We tell our lovers that they look gorgeous in the newly bought dress when they look grotesque. We compliment our wives for dinner when the food is barely edible. We lie about our age when we need to get a driver’s license at 15. We lie to our boss about health when we are simply lazy to go to work. Moreover, we even lie to ourselves when we want to soothe ourselves and feel less guilty for our wrong doings.
Surprisingly, I came across an article by University of Massachusetts which mentioned about a research on how the little lies can be useful for us. It said “we use lies to grease the wheels of social discourse”. That’s huge, even science believes that lying is not bad.
We walk across the streets, see people holding hands, see marriages that have lasted like forever and we assume that when two people manage to stay in a relation for so long then it has to be complete honesty and transparency between them. But, the truth is different. Most of the couples who have managed to stay in a relation for long are committed coz they have not shared everything with their partner. Sometimes it is a good idea to tell your partner what they want to hear. A fear always lingers in a relationship that if you tell everything, you might end up losing the person who means the world to you. After all, these relations are as delicate as a petal and can break with even the slightest breeze of mistrust.
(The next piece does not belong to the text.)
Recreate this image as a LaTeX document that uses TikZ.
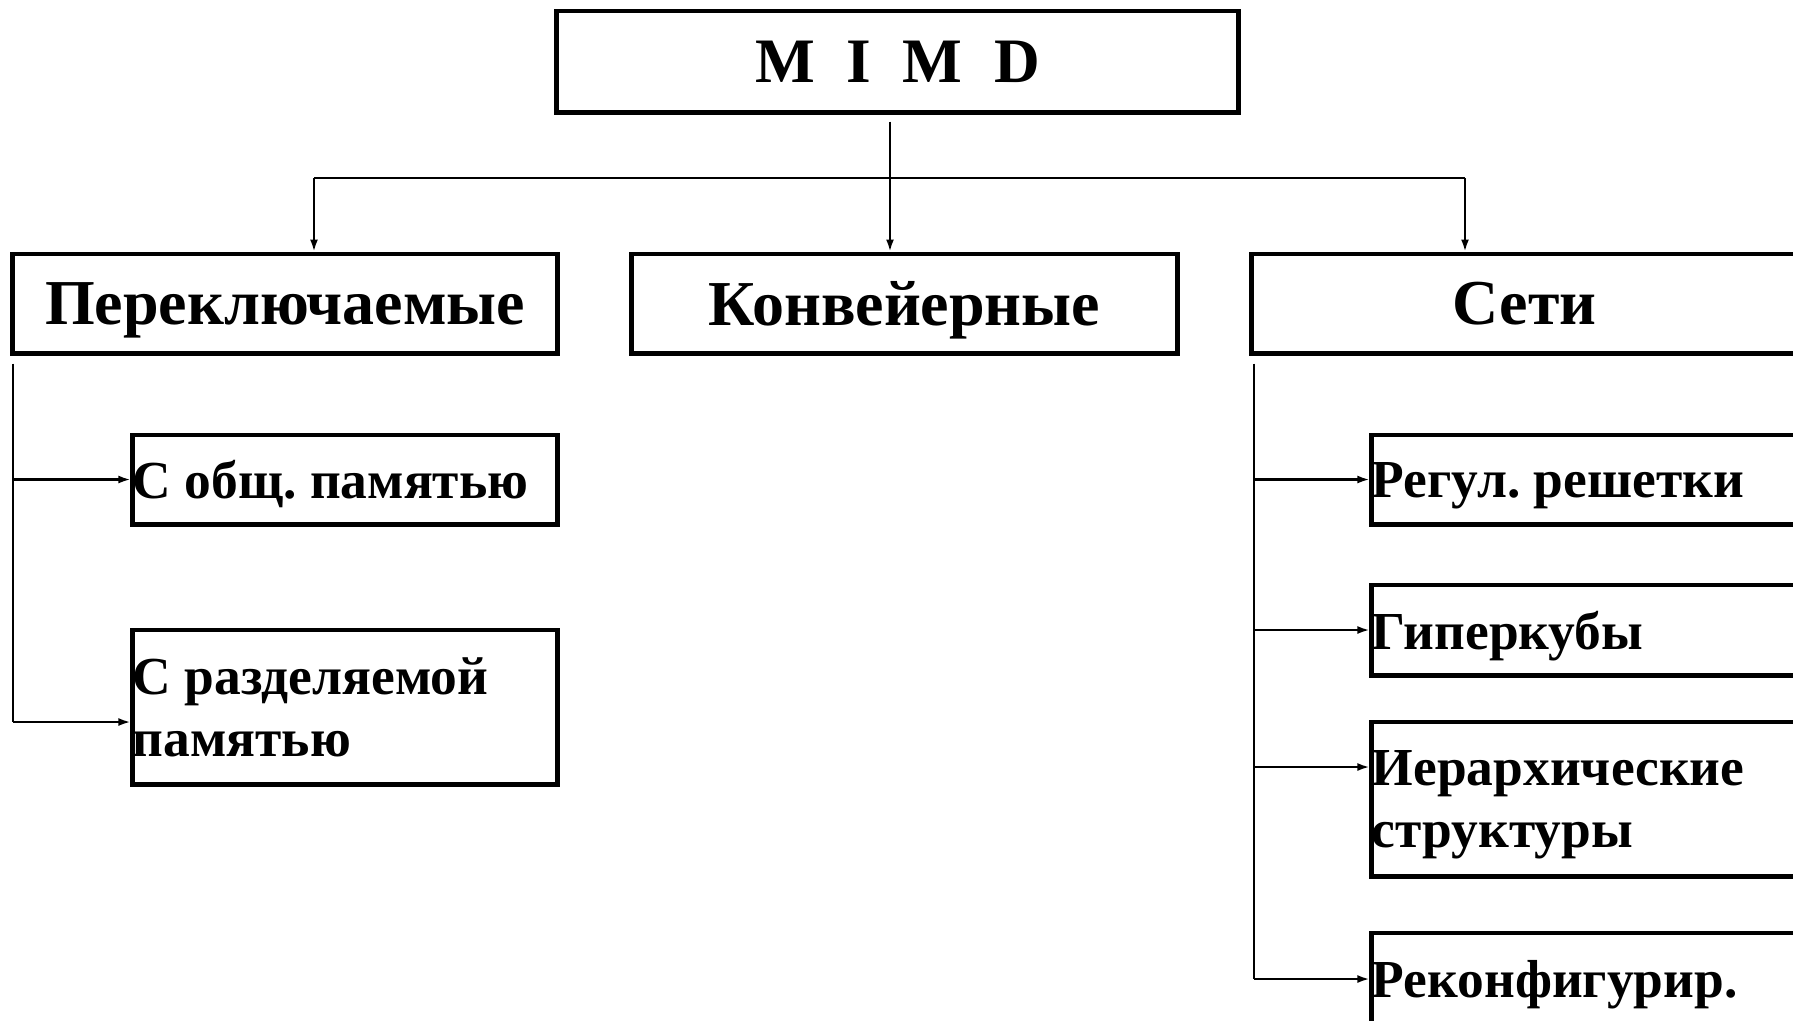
\documentclass[tikz,border=0pt]{standalone}
\usepackage{fontspec}
\setmainfont{Liberation Serif}
\usetikzlibrary{positioning,arrows.meta}

\begin{document}
\begin{tikzpicture}[x=0.01cm,y=-0.01cm,
  box/.style={draw,rectangle,line width=1.4pt,inner sep=0pt,
    font=\bfseries\frenchspacing\fontsize{18.2}{20}\selectfont},
  subbox/.style={box,align=flush left,minimum width=4.24cm,text width=4.24cm,
    font=\bfseries\frenchspacing\fontsize{15.2}{17.4}\selectfont},
  netbox/.style={subbox,minimum width=4.4cm,text width=4.4cm},
  oneline/.style={text depth=0pt},
  twoline/.style={text depth=17.4pt},
  link/.style={line width=0.6pt},
  arr/.style={link,-{Latex[length=0.12cm,width=0.08cm]}}]
    \useasboundingbox (0,0) rectangle (1793,1020);
    \clip (0,0) rectangle (1793,1020);
    \node (mimd)
      [box,oneline,minimum width=6.81cm,minimum height=1.01cm,
        font=\bfseries\fontsize{18}{20}\selectfont
      ] at (897.5,61.5) {M\hspace{0.5em}I\hspace{0.5em}M\hspace{0.5em}D};
    \node (perekl)
      [box,oneline,minimum width=5.44cm,minimum height=0.99cm] at (285,303.5) {Переключаемые};
    \node (konv)
      [box,oneline,minimum width=5.45cm,minimum height=0.99cm] at (904.5,303.5) {Конвейерные};
    \node (seti)
      [box,oneline,minimum width=5.45cm,minimum height=0.99cm] at (1524.5,303.5) {Сети};
    \node (obsh_mem)
      [subbox,oneline,minimum height=0.89cm] at (345,479.5) {С общ. памятью};
    \node (razd_mem)
      [subbox,twoline,minimum height=1.54cm] at (345,707) {С разделяемой\\памятью};
    \node (regul)
      [netbox,oneline,minimum height=0.89cm] at (1592,479.5) {Регул. решетки};
    \node (giper)
      [netbox,oneline,minimum height=0.90cm] at (1592,630) {Гиперкубы};
    \node (ierarh)
      [netbox,twoline,minimum height=1.54cm] at (1592,799) {Иерархические\\структуры};
    \node (rekonf)
      [netbox,oneline,minimum height=0.92cm] at (1592,979) {Реконфигурир.};
    % bus
    \coordinate (bus_left) at (314,178);
    \coordinate (bus_mid) at (890,178);
    \coordinate (bus_right) at (1465,178);
    \coordinate (trunk_left) at (13,722);
    \coordinate (trunk_right) at (1254,979);
    \draw [arr,shorten <=0.07cm] (mimd.south -| bus_mid) -- (konv.north -| bus_mid);
    \draw [link] (bus_left) -- (bus_right);
    \draw [arr] (bus_left) -- (bus_left |- perekl.north);
    \draw [arr] (bus_right) -- (bus_right |- seti.north);
    % left branch
    \draw [link] (trunk_left |- perekl.south) ++(0,8) -- (trunk_left);
    \draw [arr] (trunk_left |- obsh_mem.west) -- (obsh_mem.west);
    \draw [arr] (trunk_left) -- (trunk_left -| razd_mem.west);
    % right branch
    \draw [link] (trunk_right |- seti.south) ++(0,8) -- (trunk_right);
    \draw [arr] (trunk_right |- regul.west) -- (regul.west);
    \draw [arr] (trunk_right |- giper.west) -- (giper.west);
    \draw [arr] (trunk_right |- 0,767) -- (ierarh.west |- 0,767);
    \draw [arr] (trunk_right) -- (trunk_right -| rekonf.west);
\end{tikzpicture}
\end{document}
The question that I always ask, do we need to know everything? When we hear that our partner has done something awful, broken our trust or cheated, how would we react? Are we capable of total and complete forgiveness if our partner did something terribly bad but still has the courage to tell the truth? If you for example, ran into your old school lover and kissed him, not coz you love him or you don’t love your spouse, but just for the old time’s sake, is there any point in telling your partner, if there is no way for him to find it out? Things that are in past or forgotten, is there any reason to bring them out in open and risk everything?
Some people would prefer to be honest especially women. But is it worth to lose the love of your life for a stupid kiss that didn’t even mean anything. Moreover, kissing you ex, is it even cheating if it was a momentary thing without any feelings attached? Some things are best forgotten and not telling in such cases would be the best solution. In a relationship at times, lying becomes a necessary evil. I’m not saying that you should lie always, but you should know when lying is ok and when it’s not.
But is it true that people lie just to avoid the hurt they would cause their partner? Not really. In any relationship, people often lie to please themselves. It is very common for our partner to say, “I lied coz I knew it was the best thing for you, I just wanted to save you from the pain of the bitter truth”. Usually we lie not coz we think good or bad about our partner, we just lie to avoid punishments, sorrows and to please ourselves. We lie to embellish our own credentials in order to make us feel better.
We always assume by default that people are saying the truth because we usually are not prepared to hear the truth. As long as we hear what we want to hear, we accept it, true or not. Truth sometimes has the capacity to be cruel and blow your world apart. Without these pretty white lies, we’d all be sitting in the dark with the curtains drawn.
I would say in the end, whether you lie or not, but always remember, true love is very hard to find, so be honest to a relation and never do things which you wouldn’t be able to handle yourself if you were on the other side.